[begin Given information]
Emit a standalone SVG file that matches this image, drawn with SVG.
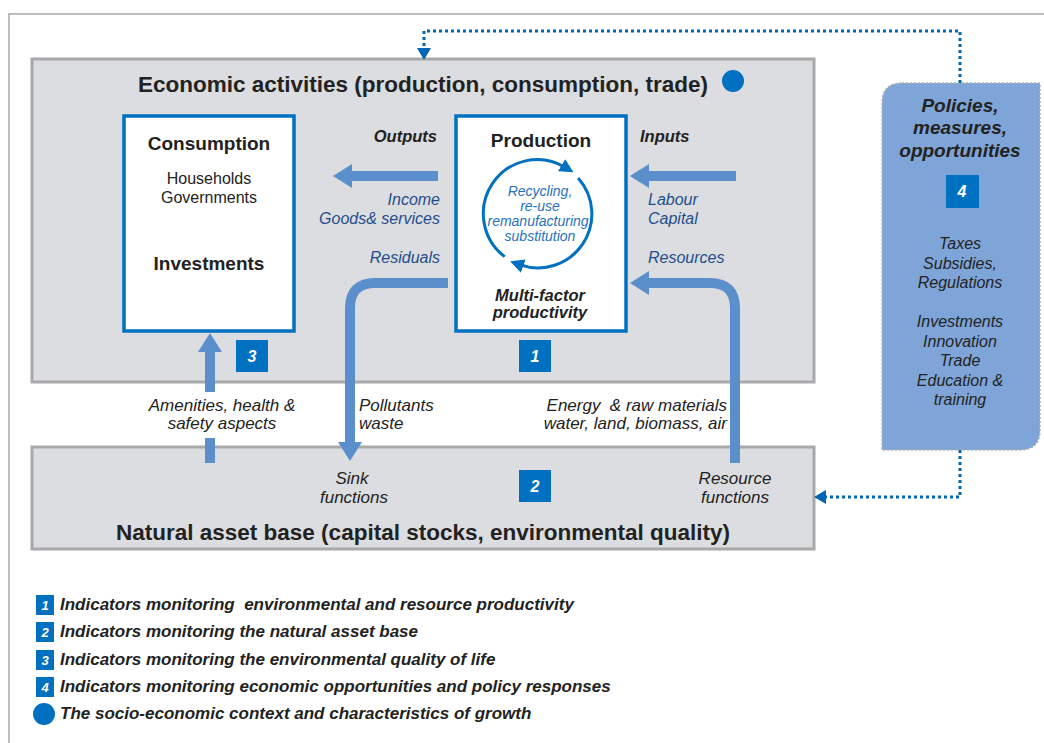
<svg xmlns="http://www.w3.org/2000/svg" width="1044" height="743" viewBox="0 0 1044 743">
<defs>
<style>
.t{font-family:"Liberation Sans",Arial,sans-serif;}
.title{font-size:22.5px;font-weight:bold;fill:#222;}
.nodeT{font-size:19px;font-weight:bold;fill:#222;}
.sub{font-size:16px;fill:#222;}
.lab{font-size:17px;font-style:italic;fill:#222;white-space:pre;}
.labB{font-size:16.5px;font-style:italic;font-weight:bold;fill:#222;}
.blue{font-size:16px;font-style:italic;fill:#1f4e8c;}
.rec{font-size:14px;font-style:italic;fill:#1f72c0;}
.num{font-size:16px;font-style:italic;font-weight:bold;fill:#fff;}
.lnum{font-size:13px;font-style:italic;font-weight:bold;fill:#fff;}
.leg{font-size:17px;font-style:italic;font-weight:bold;fill:#222;white-space:pre;}
.pol{font-size:19px;font-style:italic;font-weight:bold;fill:#222;}
.polL{font-size:16px;font-style:italic;fill:#222;}
.panel{fill:#dcdde0;stroke:#a9a9a9;stroke-width:3;}
.node{fill:#fff;stroke:#0070c0;stroke-width:3.5;}
.sq{fill:#0070c0;}
.fat{fill:none;stroke:#5b8fcb;stroke-width:10;}
.dot{fill:none;stroke:#0066b3;stroke-width:3;stroke-dasharray:3,3;}
.cyc{fill:none;stroke:#0070c0;stroke-width:3;}
</style>
<marker id="fatHead" markerUnits="userSpaceOnUse" markerWidth="20" markerHeight="24" refX="0" refY="12" orient="auto" viewBox="0 0 20 24">
<path d="M0,0 L19,12 L0,24 Z" fill="#5b8fcb"/>
</marker>
<marker id="dotHead" markerUnits="userSpaceOnUse" markerWidth="12" markerHeight="14" refX="0" refY="7" orient="auto" viewBox="0 0 12 14">
<path d="M0,0 L12,7 L0,14 Z" fill="#0066b3"/>
</marker>
<marker id="cycHead" markerUnits="userSpaceOnUse" markerWidth="14" markerHeight="14" refX="4" refY="7" orient="auto" viewBox="0 0 14 14">
<path d="M0,0 L14,7 L0,14 Z" fill="#0070c0"/>
</marker>
</defs>
<rect width="1044" height="743" fill="#fff"/>
<path d="M9,743 V14 H1044" fill="none" stroke="#a9a9a9" stroke-width="1.5"/>

<g id="economic-activities">
<rect class="panel" x="32" y="59" width="782" height="323"/>
<text class="t title" x="423" y="92" text-anchor="middle">Economic activities (production, consumption, trade)</text>
<circle cx="733" cy="81" r="11" fill="#0070c0"/>
</g>

<g id="natural-asset-base">
<rect class="panel" x="32" y="447" width="782" height="102"/>
<text class="t title" x="423" y="540" text-anchor="middle">Natural asset base (capital stocks, environmental quality)</text>
<text class="t lab" x="352" y="484" text-anchor="middle">Sink</text>
<text class="t lab" x="354" y="503" text-anchor="middle">functions</text>
<text class="t lab" x="735" y="484" text-anchor="middle">Resource</text>
<text class="t lab" x="735" y="503" text-anchor="middle">functions</text>
<rect class="sq" x="519" y="470" width="32" height="32"/>
<text class="t num" x="535" y="492" text-anchor="middle">2</text>
</g>

<g id="consumption">
<rect class="node" x="124" y="116" width="170" height="215"/>
<text class="t nodeT" x="209" y="150" text-anchor="middle">Consumption</text>
<text class="t sub" x="209" y="184" text-anchor="middle">Households</text>
<text class="t sub" x="209" y="203" text-anchor="middle">Governments</text>
<text class="t nodeT" x="209" y="270" text-anchor="middle">Investments</text>
<rect class="sq" x="236" y="340" width="32" height="32"/>
<text class="t num" x="252" y="362" text-anchor="middle">3</text>
</g>

<g id="production">
<rect class="node" x="456" y="116" width="170" height="215"/>
<text class="t nodeT" x="541" y="147" text-anchor="middle">Production</text>
<path class="cyc" d="M504.7,256.6 A54,54 0 0 1 565,167.2" marker-end="url(#cycHead)"/>
<path class="cyc" d="M578.1,177.9 A54,54 0 0 1 519.5,264.7" marker-end="url(#cycHead)"/>
<text class="t rec" x="540" y="196" text-anchor="middle">Recycling,</text>
<text class="t rec" x="540" y="211" text-anchor="middle">re-use</text>
<text class="t rec" x="540" y="226" text-anchor="middle">remanufacturing,</text>
<text class="t rec" x="540" y="241" text-anchor="middle">substitution</text>
<text class="t labB" x="540" y="301" text-anchor="middle">Multi-factor</text>
<text class="t labB" x="540" y="318" text-anchor="middle">productivity</text>
<rect class="sq" x="519" y="340" width="32" height="32"/>
<text class="t num" x="535" y="362" text-anchor="middle">1</text>
</g>

<g id="policies">
<path d="M902,83 H1040 V430 Q1040,450 1020,450 H882 V103 Q882,83 902,83 Z" fill="#7fa5d8" stroke="#b0b0b0" stroke-width="1.5" stroke-dasharray="2,2"/>
<text class="t pol" x="960" y="112" text-anchor="middle">Policies,</text>
<text class="t pol" x="960" y="134" text-anchor="middle">measures,</text>
<text class="t pol" x="960" y="157" text-anchor="middle">opportunities</text>
<rect class="sq" x="946" y="175" width="33" height="33"/>
<text class="t num" x="962" y="197" text-anchor="middle">4</text>
<text class="t polL" x="960" y="249" text-anchor="middle">Taxes</text>
<text class="t polL" x="960" y="269" text-anchor="middle">Subsidies,</text>
<text class="t polL" x="960" y="288" text-anchor="middle">Regulations</text>
<text class="t polL" x="960" y="327" text-anchor="middle">Investments</text>
<text class="t polL" x="960" y="347" text-anchor="middle">Innovation</text>
<text class="t polL" x="960" y="366" text-anchor="middle">Trade</text>
<text class="t polL" x="960" y="386" text-anchor="middle">Education &amp;</text>
<text class="t polL" x="960" y="405" text-anchor="middle">training</text>
</g>

<g id="connectors">
<path class="fat" d="M438,176 H352" marker-end="url(#fatHead)"/>
<path class="fat" d="M736,176 H649" marker-end="url(#fatHead)"/>
<path class="fat" d="M448,283 H375 Q350,283 350,308 V442" marker-end="url(#fatHead)"/>
<path class="fat" d="M735,463 V308 Q735,283 710,283 H649" marker-end="url(#fatHead)"/>
<path class="fat" d="M210,463 V438"/>
<path class="fat" d="M210,392 V352" marker-end="url(#fatHead)"/>
<path class="dot" d="M960,83 V31 H424 V48" marker-end="url(#dotHead)"/>
<path class="dot" d="M960,450 V497 H826" marker-end="url(#dotHead)"/>
<text class="t labB" x="437" y="142" text-anchor="end">Outputs</text>
<text class="t blue" x="440" y="205" text-anchor="end">Income</text>
<text class="t blue" x="440" y="224" text-anchor="end">Goods&amp; services</text>
<text class="t blue" x="440" y="263" text-anchor="end">Residuals</text>
<text class="t labB" x="640" y="142">Inputs</text>
<text class="t blue" x="648" y="205">Labour</text>
<text class="t blue" x="648" y="224">Capital</text>
<text class="t blue" x="648" y="263">Resources</text>
<text class="t lab" x="222" y="411" text-anchor="middle">Amenities, health &amp;</text>
<text class="t lab" x="222" y="429" text-anchor="middle">safety aspects</text>
<text class="t lab" x="359" y="411">Pollutants</text>
<text class="t lab" x="359" y="429">waste</text>
<text class="t lab" x="727" y="411" text-anchor="end">Energy  &amp; raw materials</text>
<text class="t lab" x="727" y="429" text-anchor="end">water, land, biomass, air</text>
</g>

<g id="legend">
<rect class="sq" x="36" y="595" width="18" height="20"/>
<text class="t lnum" x="45" y="610" text-anchor="middle">1</text>
<text class="t leg" x="60" y="610">Indicators monitoring  environmental and resource productivity</text>
<rect class="sq" x="36" y="622" width="18" height="20"/>
<text class="t lnum" x="45" y="637" text-anchor="middle">2</text>
<text class="t leg" x="60" y="637">Indicators monitoring the natural asset base</text>
<rect class="sq" x="36" y="650" width="18" height="20"/>
<text class="t lnum" x="45" y="665" text-anchor="middle">3</text>
<text class="t leg" x="60" y="665">Indicators monitoring the environmental quality of life</text>
<rect class="sq" x="36" y="677" width="18" height="20"/>
<text class="t lnum" x="45" y="692" text-anchor="middle">4</text>
<text class="t leg" x="60" y="692">Indicators monitoring economic opportunities and policy responses</text>
<circle cx="44" cy="714" r="11" fill="#0070c0"/>
<text class="t leg" x="60" y="719">The socio-economic context and characteristics of growth</text>
</g>
</svg>
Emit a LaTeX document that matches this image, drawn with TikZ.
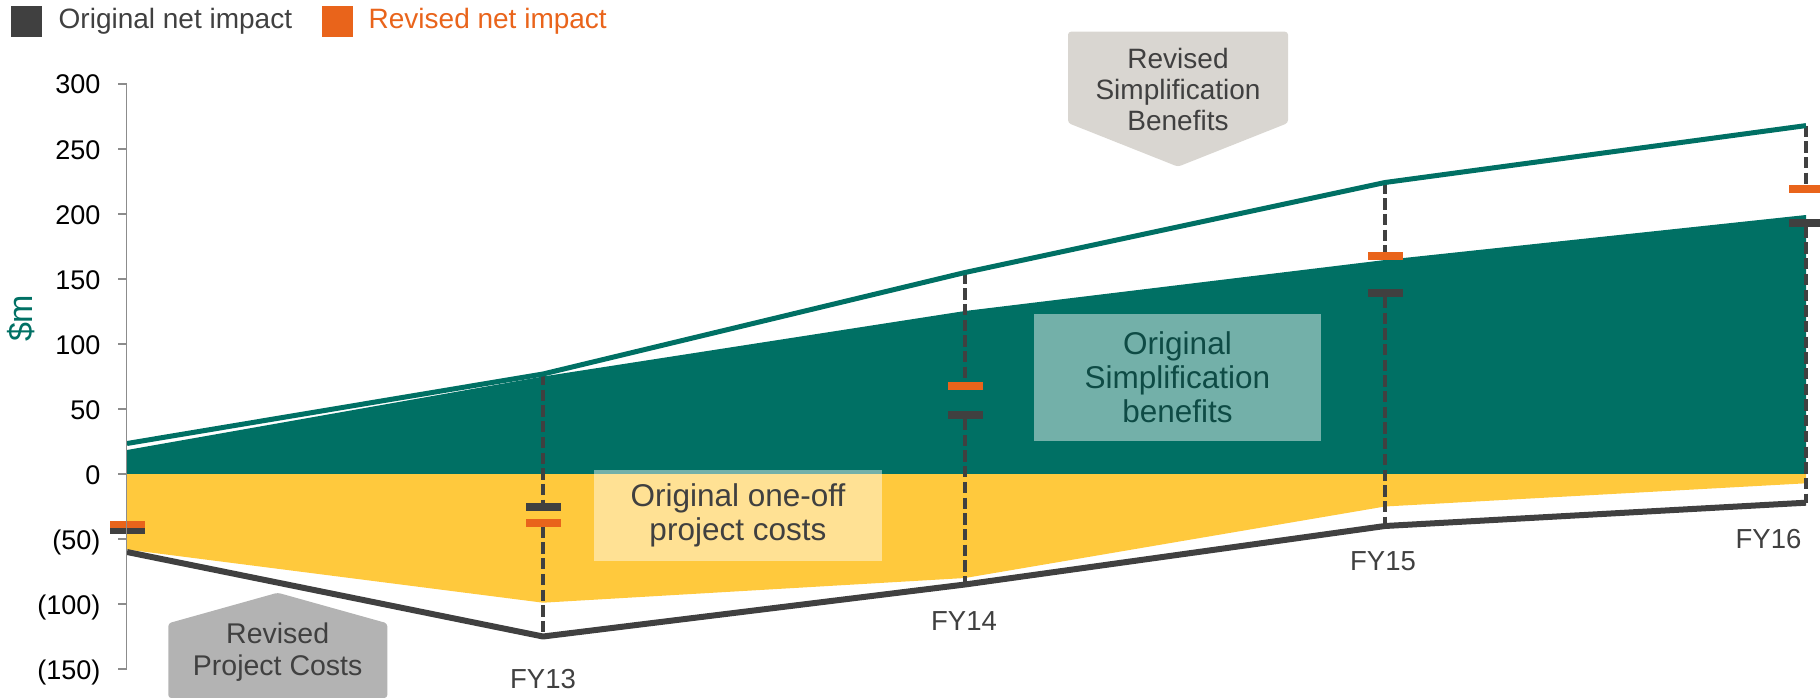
\documentclass[tikz,border=0pt]{standalone}
\usepackage{fontspec}
\setmainfont{Liberation Sans}
\definecolor{cTeal}{HTML}{007064}
\definecolor{cYellow}{HTML}{FFC93D}
\definecolor{cDark}{HTML}{404040}
\definecolor{cOrange}{HTML}{E9641B}
\definecolor{cAxis}{HTML}{8C8C8C}
\definecolor{cCallTop}{HTML}{D9D6D1}
\definecolor{cCallBot}{HTML}{B3B3B3}
\definecolor{cTealText}{HTML}{0E4B45}
\begin{document}
\begin{tikzpicture}[x=1pt,y=-1pt,
  mk/.style={rectangle, inner sep=0pt, minimum width=35pt, minimum height=7.7pt, draw=none},
  dashln/.style={draw=cDark, line width=4pt, dash pattern=on 11.3pt off 4.4pt},
  revben/.style={draw=cTeal, line width=5pt, line join=round},
  revcost/.style={draw=cDark, line width=6pt, line join=round},
  axisln/.style={draw=cAxis, line width=1.6pt},
  ticklbl/.style={anchor=base east, inner sep=0pt, font=\fontsize{27}{30}\selectfont, text=black},
  fylbl/.style={anchor=base, inner sep=0pt, font=\fontsize{27.5}{30}\selectfont, text=cDark},
  legtxt/.style={anchor=base west, inner sep=0pt, font=\fontsize{28}{30}\selectfont},
  calltxt/.style={inner sep=0pt, align=center, text=cDark},
  boxtxt/.style={inner sep=0pt, align=center, fill=white, fill opacity=0.45, text opacity=1,
                 font=\fontsize{31.5}{34}\selectfont}
]
\useasboundingbox (0,0) rectangle (1820,698);

% ---------- data points ----------
% revised benefits
\coordinate (rb0) at (127,443.5);
\coordinate (rb1) at (543,374);
\coordinate (rb2) at (965,272.5);
\coordinate (rb3) at (1385,182.5);
\coordinate (rb4) at (1806,125.6);
% original benefits
\coordinate (ob0) at (127,450);
\coordinate (ob1) at (543,376.5);
\coordinate (ob2) at (965,311);
\coordinate (ob3) at (1385,260);
\coordinate (ob4) at (1806,215);
% original costs
\coordinate (oc0) at (127,549.5);
\coordinate (oc1) at (543,602.7);
\coordinate (oc2) at (965,578);
\coordinate (oc3) at (1385,506.5);
\coordinate (oc4) at (1806,483.3);
% revised costs
\coordinate (rc0) at (127,552);
\coordinate (rc1) at (543,636.5);
\coordinate (rc2) at (965,584.5);
\coordinate (rc3) at (1385,526);
\coordinate (rc4) at (1806,502.7);
% zero line ends
\coordinate (z0) at (127,474);
\coordinate (z4) at (1806,474);

% ---------- areas ----------
\fill[cTeal] (z0) -- (ob0) -- (ob1) -- (ob2) -- (ob3) -- (ob4) -- (z4) -- cycle;
\fill[cYellow] (z0) -- (oc0) -- (oc1) -- (oc2) -- (oc3) -- (oc4) -- (z4) -- cycle;

% ---------- area labels ----------
\node[boxtxt, text=cTealText, minimum width=287pt, minimum height=126.7pt] (osb) at (1177.5,377.4)
  {Original\\Simplification\\benefits};
\node[boxtxt, text=cDark, minimum width=287.7pt, minimum height=90.7pt] (ooc) at (737.9,515.4)
  {Original one-off\\project costs};

% ---------- markers (positions) ----------
\node[mk, fill=cDark]   (d0) at (127,530.5) {};
\node[mk, fill=cOrange] (o0) at (127,524.5) {};
\node[mk, fill=cDark]   (d1) at (543,506.7) {};
\node[mk, fill=cOrange] (o1) at (543,522.7) {};
\node[mk, fill=cOrange] (o2) at (965,385.8) {};
\node[mk, fill=cDark]   (d2) at (965,415) {};
\node[mk, fill=cOrange] (o3) at (1385,255.8) {};
\node[mk, fill=cDark]   (d3) at (1385,292.8) {};
\node[mk, fill=cOrange] (o4) at (1806,188.7) {};
\node[mk, fill=cDark]   (d4) at (1806,222.7) {};

% ---------- dashed connectors ----------
\draw[dashln] (rb1) -- (d1.north);
\draw[dashln] (o1.south) -- (rc1);
\draw[dashln] (rb2) -- (o2.north);
\draw[dashln] (d2.south) -- (rc2);
\draw[dashln] (rb3) -- (o3.north);
\draw[dashln] (d3.south) -- (rc3);
\draw[dashln] (rb4) -- (o4.north);
\draw[dashln] (d4.south) -- (rc4);

% ---------- revised lines ----------
\draw[revben] (rb0) -- (rb1) -- (rb2) -- (rb3) -- (rb4);
\draw[revcost] (rc0) -- (rc1) -- (rc2) -- (rc3) -- (rc4);

% markers drawn again on top of the lines
\foreach \m/\c in {d0/cDark,o0/cOrange,d1/cDark,o1/cOrange,o2/cOrange,d2/cDark,o3/cOrange,d3/cDark,o4/cOrange,d4/cDark}{
  \node[mk, fill=\c] at (\m) {};
}

% ---------- axis ----------
\coordinate (axtop) at (126.5,84);
\coordinate (axbot) at (126.5,669);
\draw[axisln] (axtop) -- (axbot);
\foreach \yy/\lab/\nm in {84/300/t1,149/250/t2,214/200/t3,279/150/t4,344/100/t5,409/50/t6,474/0/t7,539/(50)/t8,604/(100)/t9,669/(150)/t10}{
  \draw[axisln] (118,\yy) -- (126.5,\yy);
  \node[ticklbl] (\nm) at (100.5,\yy+10) {\lab};
}
\node[rotate=90, inner sep=0pt, text=cTeal, font=\fontsize{34}{36}\selectfont] (unit) at (21.5,318.3) {\$m};

% ---------- FY labels ----------
\node[fylbl] (fy13) at (543,688) {FY13};
\node[fylbl] (fy14) at (964,630) {FY14};
\node[fylbl] (fy15) at (1383,570) {FY15};
\node[fylbl] (fy16) at (1768.5,548.3) {FY16};

% ---------- legend ----------
\fill[cDark] (11,6) rectangle (42,37);
\node[legtxt, text=cDark] (leg1) at (58.5,28.3) {Original net impact};
\fill[cOrange] (322,6) rectangle (353,37);
\node[legtxt, text=cOrange] (leg2) at (368.5,28.3) {Revised net impact};

% ---------- callouts ----------
\fill[cCallTop, rounded corners=3pt] (1068,31.7) -- (1288,31.7) -- (1288,123) -- (1178,166.7) -- (1068,123) -- cycle;
\node[calltxt, font=\fontsize{28}{31}\selectfont] (rsb) at (1178,89) {Revised\\Simplification\\Benefits};

\fill[cCallBot, rounded corners=3pt] (168.3,698) -- (168.3,623.3) -- (277.7,592.7) -- (387.3,623.3) -- (387.3,698) -- cycle;
\node[calltxt, font=\fontsize{28.5}{32}\selectfont] (rpc) at (277.7,652.3) {Revised\\Project Costs};
\end{tikzpicture}
\end{document}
[end Given information]
Exactly reproduce the lines from the line holding "Emit a LaTeX" through the line holding "(0,0) rectangle (1820,698);", and only those; pictures are to be left out.

_Result of this task_.
Emit a LaTeX document that matches this image, drawn with TikZ.
\documentclass[tikz,border=0pt]{standalone}
\usepackage{fontspec}
\setmainfont{Liberation Sans}
\definecolor{cTeal}{HTML}{007064}
\definecolor{cYellow}{HTML}{FFC93D}
\definecolor{cDark}{HTML}{404040}
\definecolor{cOrange}{HTML}{E9641B}
\definecolor{cAxis}{HTML}{8C8C8C}
\definecolor{cCallTop}{HTML}{D9D6D1}
\definecolor{cCallBot}{HTML}{B3B3B3}
\definecolor{cTealText}{HTML}{0E4B45}
\begin{document}
\begin{tikzpicture}[x=1pt,y=-1pt,
  mk/.style={rectangle, inner sep=0pt, minimum width=35pt, minimum height=7.7pt, draw=none},
  dashln/.style={draw=cDark, line width=4pt, dash pattern=on 11.3pt off 4.4pt},
  revben/.style={draw=cTeal, line width=5pt, line join=round},
  revcost/.style={draw=cDark, line width=6pt, line join=round},
  axisln/.style={draw=cAxis, line width=1.6pt},
  ticklbl/.style={anchor=base east, inner sep=0pt, font=\fontsize{27}{30}\selectfont, text=black},
  fylbl/.style={anchor=base, inner sep=0pt, font=\fontsize{27.5}{30}\selectfont, text=cDark},
  legtxt/.style={anchor=base west, inner sep=0pt, font=\fontsize{28}{30}\selectfont},
  calltxt/.style={inner sep=0pt, align=center, text=cDark},
  boxtxt/.style={inner sep=0pt, align=center, fill=white, fill opacity=0.45, text opacity=1,
                 font=\fontsize{31.5}{34}\selectfont}
]
\useasboundingbox (0,0) rectangle (1820,698);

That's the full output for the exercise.